Written instruction
Answer with one number: how many lines hold the string "React".

— start Provided data —

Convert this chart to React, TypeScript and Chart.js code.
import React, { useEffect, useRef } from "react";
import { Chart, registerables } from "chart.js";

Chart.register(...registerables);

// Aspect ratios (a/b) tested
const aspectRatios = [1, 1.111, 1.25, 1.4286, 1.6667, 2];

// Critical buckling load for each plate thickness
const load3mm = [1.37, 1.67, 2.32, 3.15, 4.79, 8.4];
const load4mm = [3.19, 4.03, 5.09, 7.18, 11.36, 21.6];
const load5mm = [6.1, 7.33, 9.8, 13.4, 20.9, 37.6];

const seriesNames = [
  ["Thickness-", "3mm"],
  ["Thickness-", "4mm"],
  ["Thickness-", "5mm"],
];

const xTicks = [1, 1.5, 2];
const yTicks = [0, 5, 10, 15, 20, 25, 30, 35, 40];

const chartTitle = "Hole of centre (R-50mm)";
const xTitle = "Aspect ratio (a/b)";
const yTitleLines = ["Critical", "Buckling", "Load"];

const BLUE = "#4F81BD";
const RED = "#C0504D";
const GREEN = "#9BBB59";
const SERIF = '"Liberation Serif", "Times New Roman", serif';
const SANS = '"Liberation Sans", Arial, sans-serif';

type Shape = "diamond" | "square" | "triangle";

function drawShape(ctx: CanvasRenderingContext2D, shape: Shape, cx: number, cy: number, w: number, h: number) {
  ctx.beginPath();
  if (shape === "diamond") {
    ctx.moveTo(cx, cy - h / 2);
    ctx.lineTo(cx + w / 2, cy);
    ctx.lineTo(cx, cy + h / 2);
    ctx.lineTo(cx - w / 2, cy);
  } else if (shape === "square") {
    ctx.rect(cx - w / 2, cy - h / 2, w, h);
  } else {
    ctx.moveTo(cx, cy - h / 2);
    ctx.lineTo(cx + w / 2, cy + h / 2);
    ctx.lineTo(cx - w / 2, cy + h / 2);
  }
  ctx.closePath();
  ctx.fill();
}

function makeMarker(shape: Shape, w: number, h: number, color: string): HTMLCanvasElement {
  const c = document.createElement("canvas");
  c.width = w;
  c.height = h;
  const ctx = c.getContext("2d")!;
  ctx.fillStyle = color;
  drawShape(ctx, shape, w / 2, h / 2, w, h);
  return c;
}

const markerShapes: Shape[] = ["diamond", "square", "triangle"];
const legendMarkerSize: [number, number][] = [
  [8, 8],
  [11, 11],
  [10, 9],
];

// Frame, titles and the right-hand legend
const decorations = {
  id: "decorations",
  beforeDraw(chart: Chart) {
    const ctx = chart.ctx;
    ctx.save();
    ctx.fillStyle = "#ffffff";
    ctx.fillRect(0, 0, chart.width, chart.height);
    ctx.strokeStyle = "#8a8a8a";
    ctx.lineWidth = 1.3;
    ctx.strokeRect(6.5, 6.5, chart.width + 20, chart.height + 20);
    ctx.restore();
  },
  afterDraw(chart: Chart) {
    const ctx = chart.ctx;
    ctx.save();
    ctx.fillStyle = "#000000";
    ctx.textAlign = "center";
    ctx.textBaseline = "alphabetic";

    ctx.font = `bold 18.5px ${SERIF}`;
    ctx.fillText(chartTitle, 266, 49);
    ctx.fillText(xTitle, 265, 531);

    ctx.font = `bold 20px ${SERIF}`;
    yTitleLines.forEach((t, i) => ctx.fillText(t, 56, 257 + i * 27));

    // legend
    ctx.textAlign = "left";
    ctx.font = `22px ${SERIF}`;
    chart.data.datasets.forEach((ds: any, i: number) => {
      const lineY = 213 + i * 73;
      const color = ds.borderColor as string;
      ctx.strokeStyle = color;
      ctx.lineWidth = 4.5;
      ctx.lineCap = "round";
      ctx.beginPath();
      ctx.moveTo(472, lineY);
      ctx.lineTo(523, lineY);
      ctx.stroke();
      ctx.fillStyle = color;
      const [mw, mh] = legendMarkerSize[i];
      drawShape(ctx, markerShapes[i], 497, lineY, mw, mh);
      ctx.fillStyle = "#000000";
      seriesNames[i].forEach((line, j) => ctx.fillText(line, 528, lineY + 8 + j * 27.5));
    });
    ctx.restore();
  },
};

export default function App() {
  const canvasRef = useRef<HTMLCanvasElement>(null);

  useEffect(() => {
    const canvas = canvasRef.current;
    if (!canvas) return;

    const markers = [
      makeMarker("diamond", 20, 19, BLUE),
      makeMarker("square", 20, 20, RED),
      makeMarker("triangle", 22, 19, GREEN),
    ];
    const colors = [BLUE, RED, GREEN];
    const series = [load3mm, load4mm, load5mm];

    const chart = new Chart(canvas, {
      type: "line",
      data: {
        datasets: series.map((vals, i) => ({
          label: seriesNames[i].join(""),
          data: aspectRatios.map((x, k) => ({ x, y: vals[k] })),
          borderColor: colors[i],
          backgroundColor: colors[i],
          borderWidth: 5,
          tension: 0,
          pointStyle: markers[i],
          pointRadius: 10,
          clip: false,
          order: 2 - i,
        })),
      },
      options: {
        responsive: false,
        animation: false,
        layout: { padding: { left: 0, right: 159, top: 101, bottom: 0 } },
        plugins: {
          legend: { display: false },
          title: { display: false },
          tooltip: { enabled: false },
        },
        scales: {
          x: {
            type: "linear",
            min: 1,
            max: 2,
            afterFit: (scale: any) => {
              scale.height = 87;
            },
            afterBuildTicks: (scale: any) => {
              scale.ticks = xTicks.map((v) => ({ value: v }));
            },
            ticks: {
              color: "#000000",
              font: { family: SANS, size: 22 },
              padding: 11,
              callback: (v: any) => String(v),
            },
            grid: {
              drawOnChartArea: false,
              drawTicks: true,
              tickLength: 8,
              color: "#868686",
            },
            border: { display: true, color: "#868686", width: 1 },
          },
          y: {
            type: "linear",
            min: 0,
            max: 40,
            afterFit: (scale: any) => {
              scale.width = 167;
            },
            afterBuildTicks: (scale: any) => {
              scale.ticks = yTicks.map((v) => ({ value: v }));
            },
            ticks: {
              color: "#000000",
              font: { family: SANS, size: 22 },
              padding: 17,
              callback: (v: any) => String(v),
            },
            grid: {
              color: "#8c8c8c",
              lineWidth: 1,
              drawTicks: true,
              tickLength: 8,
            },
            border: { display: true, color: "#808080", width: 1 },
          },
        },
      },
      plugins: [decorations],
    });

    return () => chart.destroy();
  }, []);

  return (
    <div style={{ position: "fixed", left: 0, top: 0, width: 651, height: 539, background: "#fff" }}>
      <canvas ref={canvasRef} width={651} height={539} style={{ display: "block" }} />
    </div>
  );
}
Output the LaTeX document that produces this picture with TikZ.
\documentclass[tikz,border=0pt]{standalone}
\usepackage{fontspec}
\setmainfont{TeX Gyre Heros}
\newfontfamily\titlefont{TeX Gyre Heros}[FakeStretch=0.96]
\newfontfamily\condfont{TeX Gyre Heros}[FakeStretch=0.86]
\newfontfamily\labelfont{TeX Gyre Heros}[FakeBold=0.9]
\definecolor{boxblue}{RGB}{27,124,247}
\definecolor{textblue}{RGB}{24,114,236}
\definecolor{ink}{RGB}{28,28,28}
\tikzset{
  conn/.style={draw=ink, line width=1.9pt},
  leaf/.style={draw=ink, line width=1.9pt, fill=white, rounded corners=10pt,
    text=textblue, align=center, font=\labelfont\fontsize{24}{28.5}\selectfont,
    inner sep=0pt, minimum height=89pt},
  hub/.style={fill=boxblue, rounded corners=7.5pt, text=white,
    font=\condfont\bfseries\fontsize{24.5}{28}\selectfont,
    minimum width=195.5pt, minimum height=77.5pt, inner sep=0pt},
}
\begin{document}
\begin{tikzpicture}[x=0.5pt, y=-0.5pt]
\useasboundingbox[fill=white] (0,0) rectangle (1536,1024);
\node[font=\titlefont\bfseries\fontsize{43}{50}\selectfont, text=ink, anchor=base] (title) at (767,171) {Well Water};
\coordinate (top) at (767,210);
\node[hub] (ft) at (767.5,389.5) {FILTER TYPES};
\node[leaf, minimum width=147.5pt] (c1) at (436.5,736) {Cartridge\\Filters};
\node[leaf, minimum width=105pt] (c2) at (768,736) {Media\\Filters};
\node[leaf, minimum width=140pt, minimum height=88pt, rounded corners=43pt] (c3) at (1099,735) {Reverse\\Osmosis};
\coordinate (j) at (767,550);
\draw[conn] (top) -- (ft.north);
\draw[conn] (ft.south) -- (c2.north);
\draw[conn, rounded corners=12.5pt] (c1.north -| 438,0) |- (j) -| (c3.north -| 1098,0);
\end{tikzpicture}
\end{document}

— end Provided data —

Result below
2